子どもの遊びだった《ガチャガチャ》はなぜ大人を魅了する"体験消費"に進化した? 1400億円市場へ急成長する"商業施設の主役"の正体
今回インタビューにお答えいただいたのは、株式会社ルルアーク営業本部の本部長である、中川誠氏だ。

子ども向けから“誰でも楽しめる空間”への進化
中川さんによると、2017年に「ガチャガチャの森」が誕生した背景には、ガソリン代や人件費の高騰があった。それ以前はスーパーやゲームセンターの隅に数台を設置する“無人モデル”が主流だったが、商品を補充するために車で巡回するガソリン代や人件費などの経費がかさみ、採算の悪化に直面していた。
そこで、アミューズメント施設の運営で培ったノウハウを生かし、思い切って“有人の専門店”に挑戦することにしたのである。
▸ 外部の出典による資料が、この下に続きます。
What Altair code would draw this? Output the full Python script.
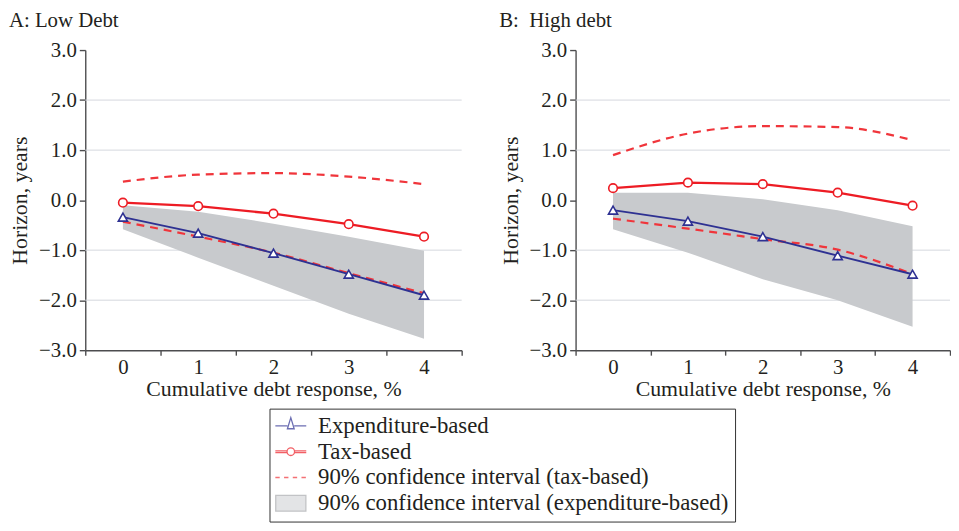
import altair as alt
import pandas as pd

FONT = "Liberation Serif"
TEXT = "#231f20"
BLUE = "#2e3192"
RED = "#ed1c24"
DASHRED = "#f0353b"
GREY = "#c8cacd"
GRIDC = "#d5d8de"

horizon = [0, 1, 2, 3, 4]

# Panel A: Low debt
tax_a = [-0.05, -0.12, -0.27, -0.48, -0.73]
exp_a = [-0.34, -0.66, -1.06, -1.48, -1.90]
tax_hi_a = [0.37, 0.51, 0.54, 0.47, 0.32]
tax_lo_a = [-0.43, -0.73, -1.05, -1.46, -1.86]
exp_hi_a = [-0.10, -0.23, -0.47, -0.73, -1.01]
exp_lo_a = [-0.58, -1.15, -1.71, -2.27, -2.77]

# Panel B: High debt
tax_b = [0.24, 0.35, 0.32, 0.15, -0.11]
exp_b = [-0.20, -0.42, -0.73, -1.11, -1.48]
tax_hi_b = [0.90, 1.33, 1.48, 1.46, 1.20]
tax_lo_b = [-0.37, -0.57, -0.78, -0.99, -1.48]
exp_hi_b = [0.15, 0.15, 0.02, -0.20, -0.52]
exp_lo_b = [-0.58, -1.05, -1.58, -2.00, -2.53]

titles = ["A: Low Debt", "B:\u00a0 High debt"]
x_title = "Cumulative debt response, %"
y_title = "Horizon, years"
y_ticks = [-3, -2, -1, 0, 1, 2, 3]
x_ticks = [-0.5, 0.5, 1.5, 2.5, 3.5, 4.5]
grid_values = [-2, -1, 1, 2]

legend_labels = [
    "Expenditure-based",
    "Tax-based",
    "90% confidence interval (tax-based)",
    "90% confidence interval (expenditure-based)",
]
legend_shapes = [
    "M-3.9,0H-0.85M0.85,0H3.9M-0.85,0.7L0,-2.1L0.85,0.7Z",
    "M-3.9,-0.2H-0.95M-3.9,0.2H-0.95M0.95,-0.2H3.9M0.95,0.2H3.9"
    "M0.95,0A0.95,0.95 0 1,1 -0.95,0A0.95,0.95 0 1,1 0.95,0",
    "M-3.9,0H-2.8M-1.7,0H-0.6M0.5,0H1.6M2.7,0H3.8",
    "M-3.8,-2H3.8V2H-3.8Z",
]
legend_strokes = [BLUE, RED, DASHRED, "#a9abae"]
legend_fills = ["white", "white", "white", GREY]


def panel(title, tax, exp, tax_hi, tax_lo, exp_hi, exp_lo, width, with_legend):
    df = pd.DataFrame({
        "h": horizon, "tax": tax, "exp": exp,
        "tax_hi": tax_hi, "tax_lo": tax_lo,
        "exp_hi": exp_hi, "exp_lo": exp_lo,
    })
    base = alt.Chart(df)
    xs = alt.Scale(domain=[-0.5, 4.5], nice=False, zero=False)
    ys = alt.Scale(domain=[-3, 3], nice=False, zero=False)
    x_axis = alt.Axis(
        values=x_ticks,
        labelExpr="datum.value < 4 ? format(datum.value + 0.5, 'd') : ''",
        labelOffset={"condition": {"test": "datum.value < 4", "value": width / 10}, "value": 0},
        labelFlush=False,
        labelOverlap=False,
        tickSize=5,
        labelPadding=2,
        title=x_title,
        titlePadding=1,
        grid=False,
    )
    y_axis = alt.Axis(
        values=y_ticks,
        format=".1f",
        tickSize=6,
        labelPadding=3,
        title=y_title,
        titlePadding=7,
        grid=False,
        labelFlush=False,
        labelOverlap=False,
    )

    X = alt.X("h:Q", scale=xs, axis=x_axis)

    grid = alt.Chart(pd.DataFrame({"g": grid_values})).mark_rule(
        color=GRIDC, strokeWidth=1
    ).encode(y=alt.Y("g:Q", scale=ys, axis=y_axis))

    band = base.mark_area(color=GREY, opacity=1).encode(
        x=X,
        y=alt.Y("exp_lo:Q", scale=ys, axis=y_axis),
        y2="exp_hi:Q",
    )
    dash_hi = base.mark_line(
        color=DASHRED, strokeWidth=2.2, strokeDash=[8, 6], interpolate="monotone"
    ).encode(x=X, y=alt.Y("tax_hi:Q", scale=ys, axis=y_axis))
    dash_lo = base.mark_line(
        color=DASHRED, strokeWidth=2.2, strokeDash=[8, 6], interpolate="monotone"
    ).encode(x=X, y=alt.Y("tax_lo:Q", scale=ys, axis=y_axis))
    exp_line = base.mark_line(color=BLUE, strokeWidth=2).encode(
        x=X, y=alt.Y("exp:Q", scale=ys, axis=y_axis)
    )
    tax_line = base.mark_line(color=RED, strokeWidth=2.4).encode(
        x=X, y=alt.Y("tax:Q", scale=ys, axis=y_axis)
    )
    exp_pts = base.mark_point(
        shape="triangle-up", filled=True, fill="white", stroke=BLUE,
        strokeWidth=1.6, size=85, opacity=1
    ).encode(x=X, y=alt.Y("exp:Q", scale=ys, axis=y_axis))
    tax_pts = base.mark_point(
        shape="circle", filled=True, fill="white", stroke=RED,
        strokeWidth=1.6, size=75, opacity=1
    ).encode(x=X, y=alt.Y("tax:Q", scale=ys, axis=y_axis))

    layers = [grid, band, dash_hi, dash_lo, exp_line, tax_line, exp_pts, tax_pts]

    if with_legend:
        leg = alt.Legend(
            title=None,
            orient="none",
            legendX=186,
            legendY=362,
            strokeColor="#333333",
            padding=6,
            symbolSize=64,
            symbolOffset=4,
            symbolStrokeWidth=1.3,
            labelOffset=16,
            rowPadding=2,
            labelFont=FONT,
            labelFontSize=23,
            labelColor=TEXT,
            labelLimit=0,
        )
        ldf = pd.DataFrame({"series": legend_labels})
        dummy = alt.Chart(ldf).mark_point(filled=False).encode(
            shape=alt.Shape("series:N", scale=alt.Scale(domain=legend_labels, range=legend_shapes), legend=leg),
            stroke=alt.Stroke("series:N", scale=alt.Scale(domain=legend_labels, range=legend_strokes), legend=leg),
            fill=alt.Fill("series:N", scale=alt.Scale(domain=legend_labels, range=legend_fills), legend=leg),
        ).transform_filter("false")
        layers.append(dummy)

    return alt.layer(*layers).properties(
        width=width, height=303,
        title=alt.TitleParams(
            title, anchor="start", frame="bounds", offset=8,
            font=FONT, fontSize=21, fontWeight="normal", color=TEXT,
        ),
    )


pa = panel(titles[0], tax_a, exp_a, tax_hi_a, tax_lo_a, exp_hi_a, exp_lo_a, 380, True)
pb = panel(titles[1], tax_b, exp_b, tax_hi_b, tax_lo_b, exp_hi_b, exp_lo_b, 378, False)

chart = alt.hconcat(pa, pb, spacing=115, bounds="flush").properties(
    padding=0
).configure_view(stroke=None).configure_axis(
    labelFont=FONT, titleFont=FONT, labelFontSize=21, titleFontSize=22,
    titleFontWeight="normal", labelColor=TEXT, titleColor=TEXT,
    domainColor="#4d4d4f", tickColor="#4d4d4f", domainWidth=1.4, tickWidth=1.4,
).configure_title(
    font=FONT, fontSize=21, fontWeight="normal", color=TEXT
)

chart.save("out.html", embed_options={"renderer": "svg", "actions": False})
「当時カプセルトイは子どもが遊ぶものというのが一般的で大人の方のご利用は少なく、売り上げが安定しませんでした。そこで、幅広い人に楽しんでもらえる店というコンセプトに切り替えました」
内装は木目調の明るい雰囲気にして、大人も入りやすい空間を意識。店頭には女性向けの商品を配置し、子ども向けは奥に置くなど、ディスプレイにも工夫を凝らした。結果的に幅広い客層が入りやすくなり、リピート利用が増加した。
現在は全国各地のイオンモールをはじめ、さまざまな商業施設へ「ガチャガチャの森」は広がっている。
「イオンモール宮崎に出店した際に、たまたま視察に来ていた他の商業施設の担当者が注目してくれました。そのイオンモール宮崎でうまくいったことをきっかけに、各地の商業施設から声をかけていただくようになりました。単なる隙間ビジネスではなく、商業施設にとっても集客力のあるテナントとして評価されるようになりました」

客層はショッピングモールではファミリー層が多く、繁華街では学生や若い女性が中心だという。男女比で見ると女性の比率がやや高く、特に“大人女子”の利用が増えているのが大きな特徴だそう。
実際に筆者が店舗を視察した際も、女性客が目立っていた。来店者は一つひとつのカプセルを見比べながら、どのガチャを回すか吟味していたのが印象的だ。